There’s a tension to the priestly work of gathering the People and of the worship of Almighty God, a tension that’s referenced in our first reading from the Book of Exodus. God chooses Israel as a priestly People so that they can serve before him, but at the same time the whole earth is God’s creation, his own possession. Israel is God’s family, the tribe of Abraham, but nevertheless all the nations of the earth belong to God. God claims a particular People to be a holy nation but only for the sake of the universal human family that will inherit the promise given to the Patriarchs. God seeks fellowship and communion with all humanity, and not just a part, no matter how distant and estranged from him and from each other that they may be. The tension at work is that between the particular and the universal; between the service of the sanctuary and the life of the world.
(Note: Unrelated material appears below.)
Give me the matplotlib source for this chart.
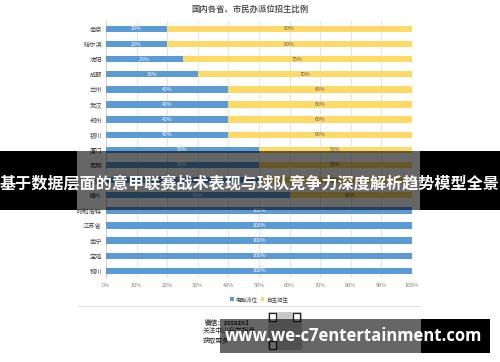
import matplotlib.pyplot as plt
from matplotlib.patches import Rectangle
import numpy as np

plt.rcParams['font.family'] = ['Noto Sans CJK SC', 'DejaVu Sans']

cities = ["南京", "哈尔滨", "沈阳", "成都", "兰州", "武汉", "郑州", "银川", "厦门",
          "昆明", "大连", "福州", "呼和浩特", "江苏省", "南宁", "宝鸡", "铜川"]
computer = [20, 20, 25, 30, 40, 40, 40, 40, 50, 50, 50, 60, 100, 100, 100, 100, 100]
independent = [80, 80, 75, 70, 60, 60, 60, 60, 50, 50, 50, 40, 0, 0, 0, 0, 0]
xticks = [0, 10, 20, 30, 40, 50, 60, 70, 80, 90, 100]

blue = "#5B9BD5"
yellow = "#FFD966"

fig = plt.figure(figsize=(5, 3.62), dpi=100)
ax = fig.add_axes([0.212, 0.231, 0.612, 0.71])

y = np.arange(len(cities))
ax.barh(y, computer, height=0.42, color=blue, label="电脑派位", zorder=3)
ax.barh(y, independent, left=computer, height=0.42, color=yellow, label="自主招生", zorder=3)

for i in range(len(cities)):
    ax.text(computer[i] / 2, y[i], f"{computer[i]}%", ha="center", va="center",
            fontsize=3.8, color="white", zorder=4)
    if independent[i] > 0:
        ax.text(computer[i] + independent[i] / 2, y[i], f"{independent[i]}%",
                ha="center", va="center", fontsize=3.8, color="#595959", zorder=4)

ax.set_xlim(0, 100)
ax.set_ylim(len(cities) - 0.5, -0.5)
ax.set_yticks(y)
ax.set_yticklabels(cities, fontsize=4.5, color="#404040")
ax.set_xticks(xticks)
ax.set_xticklabels([f"{t}%" for t in xticks], fontsize=4, color="#808080")
ax.tick_params(length=0, pad=3)
ax.xaxis.grid(True, color="#e0e0e0", linewidth=0.6, zorder=0)
for s in ["top", "right", "bottom"]:
    ax.spines[s].set_visible(False)
ax.spines["left"].set_color("#d0d0d0")
ax.spines["left"].set_linewidth(0.6)

fig.text(0.5, 0.973, "国内各省、市民办派位招生比例", ha="center", va="center",
         fontsize=6, color="#595959", fontweight="bold")
ax.legend(loc="upper center", bbox_to_anchor=(0.5, -0.05), ncol=2, frameon=False,
          fontsize=4, handlelength=0.6, handleheight=0.6, columnspacing=0.6,
          handletextpad=0.3, labelcolor="#404040")

# separator line and footer
fig.add_artist(plt.Line2D([0.155, 0.84], [1 - 306 / 362] * 2, color="#e0e0e0", lw=0.7))
fig.text(0.50, 1 - 322 / 362, "微信：zssxzn1", ha="right", va="center", fontsize=4.8,
         fontweight="bold", color="#303030")
fig.text(0.405, 1 - 331 / 362, "关注中山升学指南", ha="left", va="center", fontsize=4.8,
         color="#303030")
fig.text(0.405, 1 - 341 / 362, "获取更多", ha="left", va="center", fontsize=4.8,
         color="#303030")
# qr code sketch
qx, qy = 268 / 500, 1 - 350 / 362
fig.patches.append(Rectangle((qx, qy), 34 / 500, 38 / 362, transform=fig.transFigure,
                             facecolor="#c8c8c8", edgecolor="none"))
for fx, fy in [(1, 29), (25, 29), (1, 1)]:
    fig.patches.append(Rectangle((qx + fx / 500, qy + fy / 362), 7 / 500, 8 / 362,
                                 transform=fig.transFigure, facecolor="white",
                                 edgecolor="#202020", lw=0.9))

# center banner overlay
y0, y1 = 1 - 210 / 362, 1 - 151 / 362
fig.patches.append(Rectangle((0, y0), 77 / 500, y1 - y0, transform=fig.transFigure,
                             facecolor="black", zorder=10))
fig.patches.append(Rectangle((420 / 500, y0), 80 / 500, y1 - y0, transform=fig.transFigure,
                             facecolor="black", zorder=10))
fig.patches.append(Rectangle((77 / 500, y0), 343 / 500, y1 - y0, transform=fig.transFigure,
                             facecolor="black", alpha=0.6, zorder=10))
fig.text(0.5, 1 - 183 / 362, "基于数据层面的意甲联赛战术表现与球队竞争力深度解析趋势模型全景",
         ha="center", va="center", fontsize=11.6, color="white", fontweight="bold", zorder=11)

# bottom url overlay
b0, b1 = 1 - 353 / 362, 1 - 319 / 362
fig.patches.append(Rectangle((220 / 500, b0), 201 / 500, b1 - b0, transform=fig.transFigure,
                             facecolor="black", alpha=0.6, zorder=10))
fig.patches.append(Rectangle((421 / 500, b0), 69 / 500, b1 - b0, transform=fig.transFigure,
                             facecolor="black", zorder=10))
fig.text(354 / 500, 1 - 336 / 362, "www.we-c7entertainment.com", ha="center", va="center",
         fontsize=12, color="white", fontweight="bold", family="Open Sans", zorder=11)

fig.savefig("out.png", dpi=100)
The tension is creative and not irreconcilable. God gives Israel a priestly vocation, to gather and worship God, which is priestly work. In the Exodus story YHWH calls the People out of slavery to be his People, to gather in the wilderness and to worship him on the mountain. God gives them a Law on Sinai so that they can be a People, no longer enemies of God but in covenant with him. Ancient Israel would have a priesthood, but in a more profound sense they were meant as a whole to be a priestly People on behalf of the world. They were meant to point toward a future in which all humanity would be reconciled to God.
This work is fulfilled in the Church, the Body of Christ, who in his body has reconciled the world to himself (cf. Col. 1:22). Jesus Christ our Great High Priest is the One who reconciles, and he brings into being a new People of God, reformed and renewed. The Book of Revelation gives us a picture of the Church as a kingdom of priests gathered for worship around the heavenly throne. It’s in the sacraments of the Church that we come closest to heavenly realities that cannot be otherwise accessed. Our Eucharist itself invites us to gather and join angels and archangels in worship, entering into another realm even while we are in this world. That’s our common possession as Christians, as baptized people, and those who help to gather the priestly People for the worship of God have a special role to play in claiming this inheritance of prayer, praise and piety.
But remember the tension of that moment when God’s ancient People were gathered at the mountain to serve him, that tension with which we began. “The whole earth is mine”, says God; his writ runs everywhere and not just in a single place with a single People, even the gathered Church. The Church is nothing less than the world reconciled, St Augustine said; so the Church better get out in the world and start living the life and spreading the news. The Church is not so much a “gathered community” as it is a community intended by God to gather all. “The earth is the Lord’s and all that is in it, * the world and all who dwell therein” (Ps. 24:1), as it says in the Psalms. We have a universal call and a universal mission which lies outside the doors of the church. We sacristy rats will have to leave our lairs behind and join God’s People in a triumphal procession out into the world if the work of God’s priestly People is to go forward. We gather for worship so that we may be ready for action, to claim the world that’s being reconciled to God.